Given these concerns, the HTA is closely supporting its members through the transition. For instance, as part of the Growing Media Taskforce – an alliance that includes the HTA, the National Farmers’ Union, the Royal Horticultural Society, the Growing Media Association, and the Garden Centre Association – it is ensuring that the full extent of horticulture is represented to government.
Dawson – who has helped Melcourt successfully supply growers with peat-free growing media for many years now – reassures the industry: “What we find is that those who want to grow peat free somehow manage it. Where there is a will there is a way. I think that’s true of most things in life – if we want something to work, we find a way.”
Background: Why peat?
Plants love to grow in peat – which is why it is Europe’s most frequently-used component in horticultural growing media. However, peatlands – from which peat is extracted – have huge environmental value. They help address the climate crisis by storing carbon, holding up to 20 times their weight in water* and are a hub of biodiversity – home to many rare species.

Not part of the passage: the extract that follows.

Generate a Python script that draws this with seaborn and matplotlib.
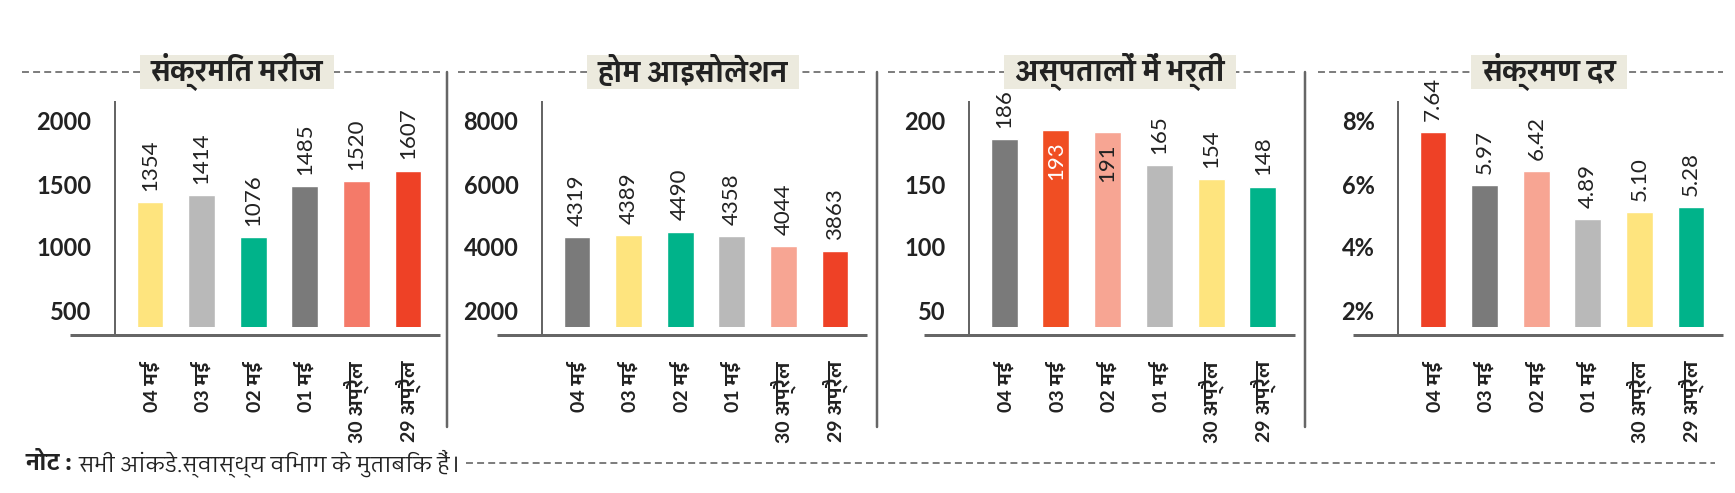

But when peat is harvested from these peatlands, these wildlife habitats are disturbed, and the stored carbon is oxidised – and so carbon dioxide is released. Ironically, this makes peatlands sources of greenhouse gases.

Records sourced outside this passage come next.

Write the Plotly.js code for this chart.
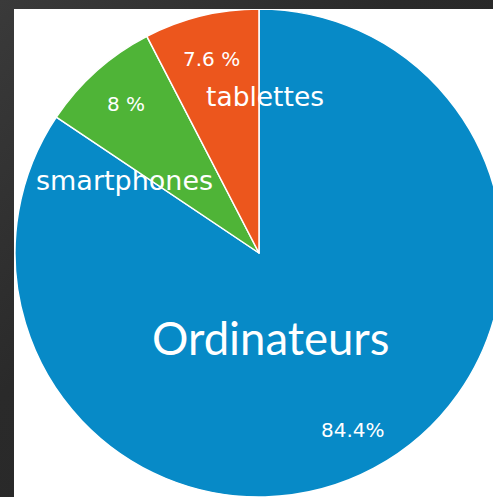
<!DOCTYPE html>
<html>
<head>
<meta charset="utf-8">
<script src="https://cdn.plot.ly/plotly-3.0.1.min.js"></script>
<style>
  html, body { margin: 0; padding: 0; width: 493px; height: 497px; overflow: hidden;
    background: linear-gradient(135deg, #3a3a3a 0%, #2a2a2a 40%, #262626 100%); }
  #panel { position: absolute; left: 14px; top: 9px; width: 479px; height: 488px;
    background: #ffffff; overflow: hidden; }
  #chart { position: absolute; left: 0; top: 0; width: 490px; height: 488px; }
</style>
</head>
<body>
<div id="panel"><div id="chart"></div></div>
<script>
// Data (clockwise from 12 o'clock)
const labels = ['Ordinateurs', 'smartphones', 'tablettes'];
const values = [84.4, 8, 7.6];
const percentTexts = ['84.4%', '8 %', '7.6 %'];
const sliceColors = ['#078ac7', '#4fb437', '#ec561d'];

// Layout-only settings (label placement, in pixels relative to the pie centre)
const W = 490, H = 488;
const cx = W / 2, cy = H / 2, R = Math.min(W, H) / 2;
const pctRadius = 0.82;
const nameOffsets = [[11, 84], [-135, -73], [6, -157]];
const nameSizes = [45.5, 27, 26.5];
const nameFonts = ['Lato', 'DejaVu Sans', 'DejaVu Sans'];

const total = values.reduce((a, b) => a + b, 0);
const annotations = [];
let start = 0;
values.forEach((v, i) => {
  const mid = start + v / 2;
  start += v;
  const ang = mid / total * 2 * Math.PI; // clockwise from 12 o'clock
  const px = cx + Math.sin(ang) * R * pctRadius;
  const py = cy - Math.cos(ang) * R * pctRadius;
  annotations.push({
    text: percentTexts[i], xref: 'paper', yref: 'paper',
    x: px / W, y: 1 - py / H, showarrow: false,
    xanchor: 'center', yanchor: 'middle',
    font: { family: 'DejaVu Sans', size: 20, color: '#ffffff' }
  });
  const nx = cx + nameOffsets[i][0], ny = cy + nameOffsets[i][1];
  annotations.push({
    text: labels[i], xref: 'paper', yref: 'paper',
    x: nx / W, y: 1 - ny / H, showarrow: false,
    xanchor: 'center', yanchor: 'middle',
    font: { family: nameFonts[i], size: nameSizes[i], color: '#ffffff' }
  });
});

Plotly.newPlot('chart', [{
  type: 'pie',
  labels: labels,
  values: values,
  sort: false,
  direction: 'clockwise',
  rotation: 0,
  textinfo: 'none',
  hoverinfo: 'none',
  marker: { colors: sliceColors, line: { color: '#ffffff', width: 1.5 } },
  domain: { x: [0, 1], y: [0, 1] }
}], {
  width: W, height: H,
  margin: { l: 0, r: 0, t: 0, b: 0, pad: 0 },
  paper_bgcolor: 'rgba(0,0,0,0)',
  plot_bgcolor: 'rgba(0,0,0,0)',
  showlegend: false,
  annotations: annotations
}, { staticPlot: true, displayModeBar: false });
</script>
</body>
</html>
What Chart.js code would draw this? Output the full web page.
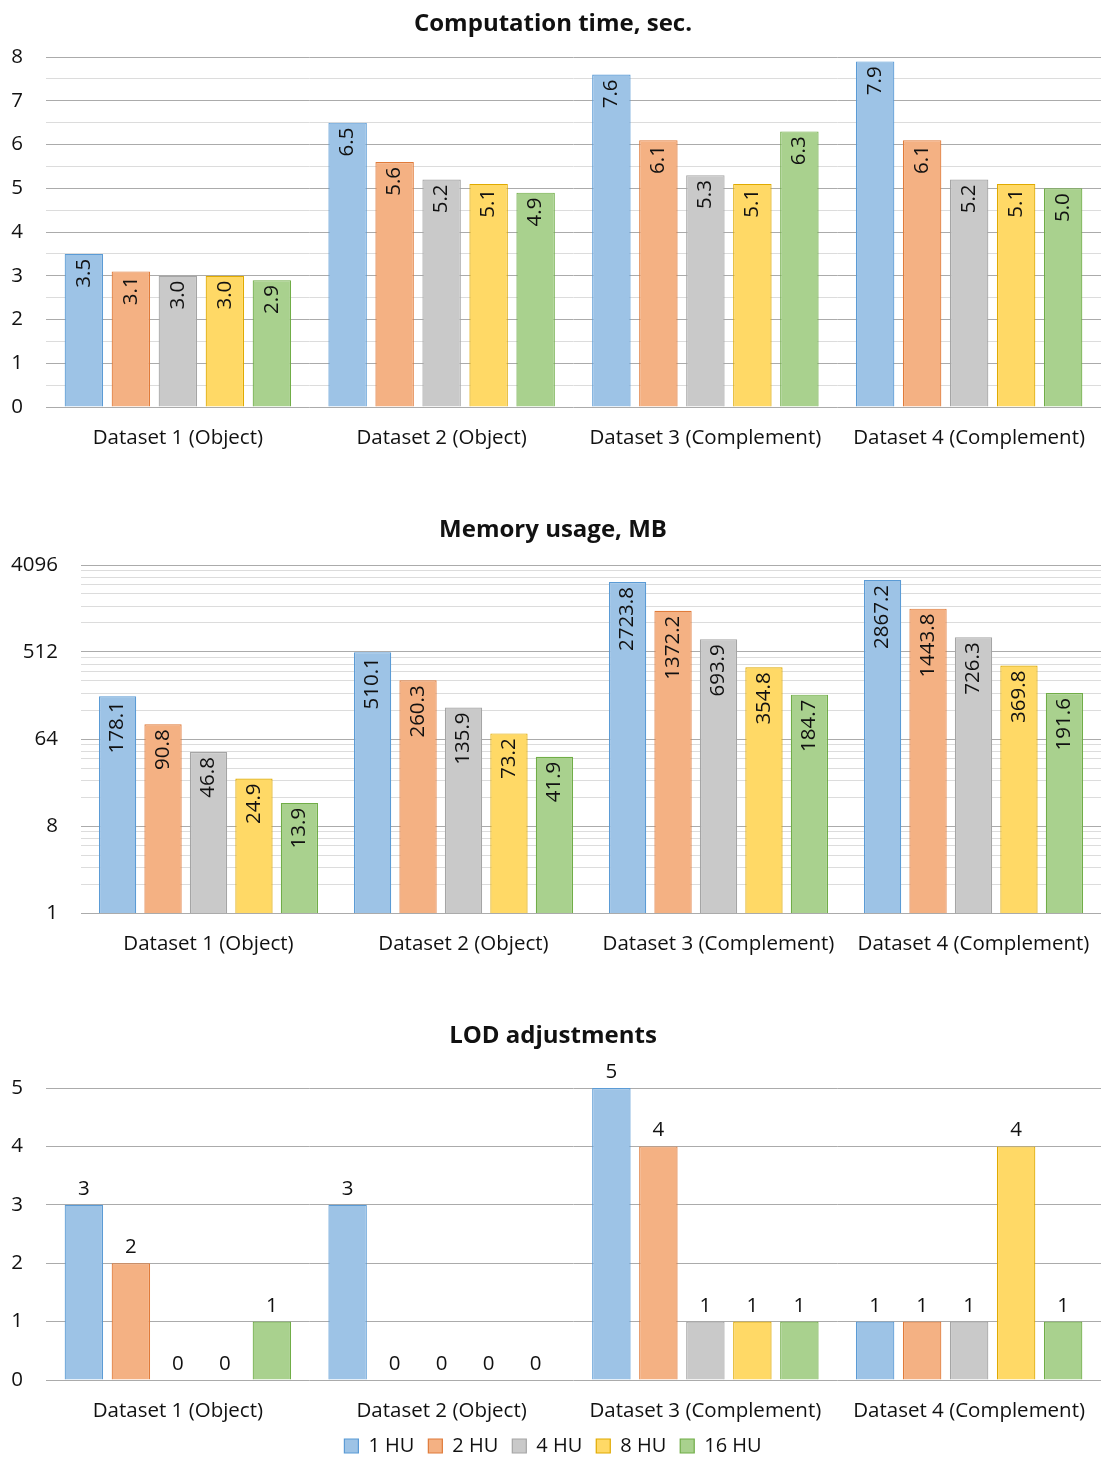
<!DOCTYPE html>
<html>
<head>
<meta charset="utf-8">
<script src="https://cdn.jsdelivr.net/npm/chart.js@4.4.1/dist/chart.umd.min.js"></script>
<style>
  html, body { margin: 0; padding: 0; background: #fff; overflow: hidden; }
  .panel { position: absolute; left: 0; }
</style>
</head>
<body>
<canvas id="timeChart" class="panel" width="1101" height="470" style="top:0px"></canvas>
<canvas id="memChart" class="panel" width="1101" height="476" style="top:500px"></canvas>
<canvas id="lodChart" class="panel" width="1101" height="466" style="top:1000px"></canvas>
<script>
// ---- data ----
const categories = ['Dataset 1 (Object)', 'Dataset 2 (Object)', 'Dataset 3 (Complement)', 'Dataset 4 (Complement)'];
const seriesNames = ['1 HU', '2 HU', '4 HU', '8 HU', '16 HU'];

// computation time, seconds (one row per series, one column per dataset)
const timeValues = [
  [3.5, 6.5, 7.6, 7.9],
  [3.1, 5.6, 6.1, 6.1],
  [3.0, 5.2, 5.3, 5.2],
  [3.0, 5.1, 5.1, 5.1],
  [2.9, 4.9, 6.3, 5.0]
];
// memory usage, MB
const memoryValues = [
  [178.1, 510.1, 2723.8, 2867.2],
  [90.8, 260.3, 1372.2, 1443.8],
  [46.8, 135.9, 693.9, 726.3],
  [24.9, 73.2, 354.8, 369.8],
  [13.9, 41.9, 184.7, 191.6]
];
// number of LOD adjustments
const lodValues = [
  [3, 3, 5, 1],
  [2, 0, 4, 1],
  [0, 0, 1, 1],
  [0, 0, 1, 4],
  [1, 0, 1, 1]
];
const timeTicks = [0, 1, 2, 3, 4, 5, 6, 7, 8];
const memoryTicks = [1, 8, 64, 512, 4096];
const lodTicks = [0, 1, 2, 3, 4, 5];

// ---- styling ----
const fillColors = ['#9DC3E6', '#F4B183', '#C9C9C9', '#FFD966', '#A9D18E'];
const edgeColors = ['#5B9BD5', '#E07B3A', '#A5A5A5', '#E0AA00', '#70AD47'];
const FONT = "'Open Sans', 'Noto Sans', sans-serif";
const TEXT_SIZE = 20.5;
const MAJOR_GRID = '#ABABAB';
const MINOR_GRID = '#DCDCDC';
Chart.defaults.font.family = FONT;
Chart.defaults.color = '#111';

function makeDatasets(rows) {
  return rows.map((row, i) => ({
    label: seriesNames[i],
    data: row,
    backgroundColor: fillColors[i],
    borderColor: edgeColors[i],
    borderWidth: 1.2,
    borderSkipped: 'start'
  }));
}

// value labels drawn onto each bar
const valueLabels = {
  id: 'valueLabels',
  afterDatasetsDraw(chart, args, opts) {
    const ctx = chart.ctx;
    ctx.save();
    ctx.font = opts.size + 'px ' + FONT;
    ctx.fillStyle = '#111';
    chart.data.datasets.forEach((ds, i) => {
      const meta = chart.getDatasetMeta(i);
      meta.data.forEach((bar, j) => {
        const text = opts.digits > 0 ? ds.data[j].toFixed(opts.digits) : String(ds.data[j]);
        if (opts.vertical) {
          ctx.save();
          ctx.translate(bar.x, bar.y + opts.offset);
          ctx.rotate(-Math.PI / 2);
          ctx.textAlign = 'right';
          ctx.textBaseline = 'middle';
          ctx.fillText(text, 0, 0);
          ctx.restore();
        } else {
          ctx.textAlign = 'center';
          ctx.textBaseline = 'alphabetic';
          ctx.fillText(text, bar.x, bar.y - opts.offset);
        }
      });
    });
    ctx.restore();
  }
};

// category axis: labels sit ~31px under the axis line (via line height, no side padding)
function xAxis(height) {
  return {
    grid: { display: false, drawTicks: false },
    border: { display: false },
    ticks: { font: { size: TEXT_SIZE, lineHeight: '62px' }, padding: 0, maxRotation: 0, autoSkip: false },
    afterFit(scale) { scale.height = height; }
  };
}

function titleOpts(text, top, bottom) {
  return {
    display: true, text: text, color: '#111',
    font: { size: 24, weight: 'bold', lineHeight: 1.2 },
    padding: { top: top, bottom: bottom }
  };
}

// plot area runs slightly past the right canvas edge
const PLOT_PADDING = { left: 0, top: 0, bottom: 0, right: -5 };

// ---- computation time ----
new Chart(document.getElementById('timeChart'), {
  type: 'bar',
  data: { labels: categories, datasets: makeDatasets(timeValues) },
  plugins: [valueLabels],
  options: {
    responsive: false, animation: false,
    layout: { padding: PLOT_PADDING },
    datasets: { bar: { categoryPercentage: 0.891, barPercentage: 0.818 } },
    scales: {
      x: xAxis(63),
      y: {
        min: timeTicks[0], max: timeTicks[timeTicks.length - 1],
        border: { display: false },
        grid: {
          drawTicks: false,
          color: c => Number.isInteger(c.tick.value) ? MAJOR_GRID : MINOR_GRID
        },
        ticks: {
          stepSize: 0.5, autoSkip: false, padding: 23, font: { size: TEXT_SIZE },
          callback: v => timeTicks.includes(v) ? String(v) : ''
        },
        afterFit(scale) { scale.width = 46; }
      }
    },
    plugins: {
      legend: { display: false },
      tooltip: { enabled: false },
      title: titleOpts('Computation time, sec.', 9.6, 18.6),
      valueLabels: { vertical: true, offset: 5, size: TEXT_SIZE, digits: 1 }
    }
  }
});

// ---- memory usage (log base 8) ----
new Chart(document.getElementById('memChart'), {
  type: 'bar',
  data: { labels: categories, datasets: makeDatasets(memoryValues) },
  plugins: [valueLabels],
  options: {
    responsive: false, animation: false,
    layout: { padding: PLOT_PADDING },
    datasets: { bar: { categoryPercentage: 0.8915, barPercentage: 0.82 } },
    scales: {
      x: xAxis(63),
      y: {
        type: 'logarithmic',
        min: memoryTicks[0], max: memoryTicks[memoryTicks.length - 1],
        border: { display: false },
        afterBuildTicks(scale) {
          const t = [];
          for (let p = 0; p < memoryTicks.length - 1; p++) {
            for (let k = 1; k < 8; k++) t.push({ value: memoryTicks[p] * k });
          }
          t.push({ value: memoryTicks[memoryTicks.length - 1] });
          scale.ticks = t;
        },
        grid: {
          drawTicks: false,
          color: c => memoryTicks.includes(c.tick.value) ? MAJOR_GRID : MINOR_GRID
        },
        ticks: {
          autoSkip: false, padding: 23, font: { size: TEXT_SIZE },
          callback: v => memoryTicks.includes(v) ? String(v) : ''
        },
        afterFit(scale) { scale.width = 81; }
      }
    },
    plugins: {
      legend: { display: false },
      tooltip: { enabled: false },
      title: titleOpts('Memory usage, MB', 15.6, 20.6),
      valueLabels: { vertical: true, offset: 5, size: TEXT_SIZE, digits: 1 }
    }
  }
});

// ---- LOD adjustments ----
new Chart(document.getElementById('lodChart'), {
  type: 'bar',
  data: { labels: categories, datasets: makeDatasets(lodValues) },
  plugins: [valueLabels],
  options: {
    responsive: false, animation: false,
    layout: { padding: PLOT_PADDING },
    datasets: { bar: { categoryPercentage: 0.891, barPercentage: 0.818 } },
    scales: {
      x: xAxis(42),
      y: {
        min: lodTicks[0], max: lodTicks[lodTicks.length - 1],
        border: { display: false },
        grid: { drawTicks: false, color: MAJOR_GRID },
        ticks: { stepSize: 1, autoSkip: false, padding: 23, font: { size: TEXT_SIZE } },
        afterFit(scale) { scale.width = 46; }
      }
    },
    plugins: {
      legend: {
        display: true, position: 'bottom',
        labels: { boxWidth: 14, boxHeight: 14, padding: 14, font: { size: 20 }, color: '#111' }
      },
      tooltip: { enabled: false },
      title: titleOpts('LOD adjustments', 21.6, 37.6),
      valueLabels: { vertical: false, offset: 10, size: TEXT_SIZE, digits: 0 }
    }
  }
});
</script>
</body>
</html>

Research published by The UN Environment Programme World Conservation Monitoring Centre UNEP-WCMC in 2021 revealed that 25% of Europe’s peatlands are degraded.

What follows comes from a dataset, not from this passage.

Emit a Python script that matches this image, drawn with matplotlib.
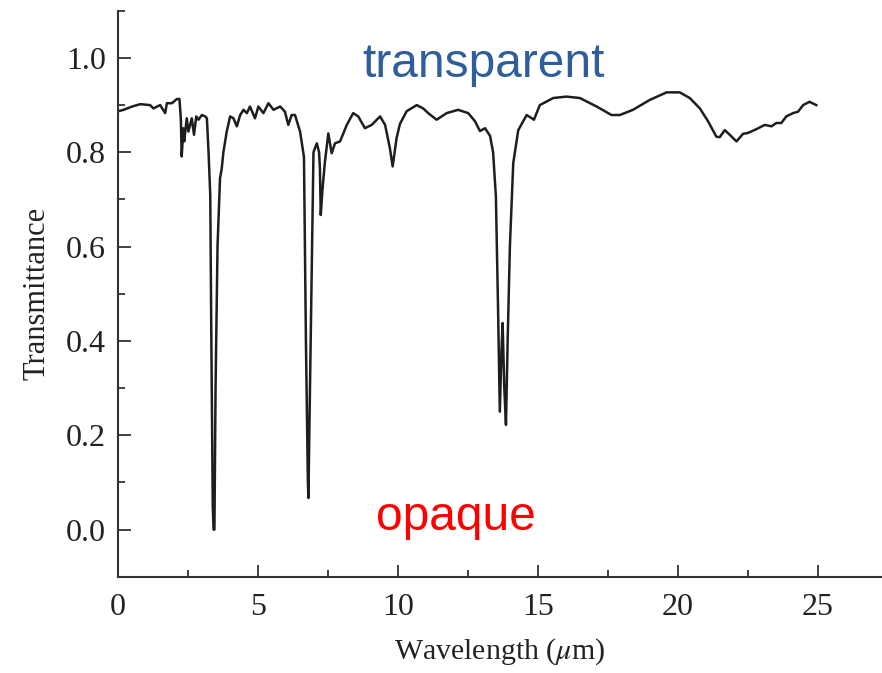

In addition to peat extraction for horticultural purposes, peatlands have been drained to make way for fertile pasture and cropland – or been destroyed by the extraction of peat for use as a fuel source.
Europe’s Responsibly Produced Peat certification scheme – which is supported by many horticultural and growing media companies – takes the approach of protecting those peatlands that are undisturbed. This is because it doesn’t allow peat to be extracted from areas with high conservation value. Rather, it encourages peat extraction from highly-degraded areas. This should then be followed up with appropriate after-use measures.
The International Union for Conservation of Nature (IUCN) revealed that, in the UK, only around 20% of peatlands remain in a near-natural state**
The remaining 80% have been modified due to them being drained for agricultural purposes, forestry, burning and grazing management, and – of course – peat extraction for the horticulture market.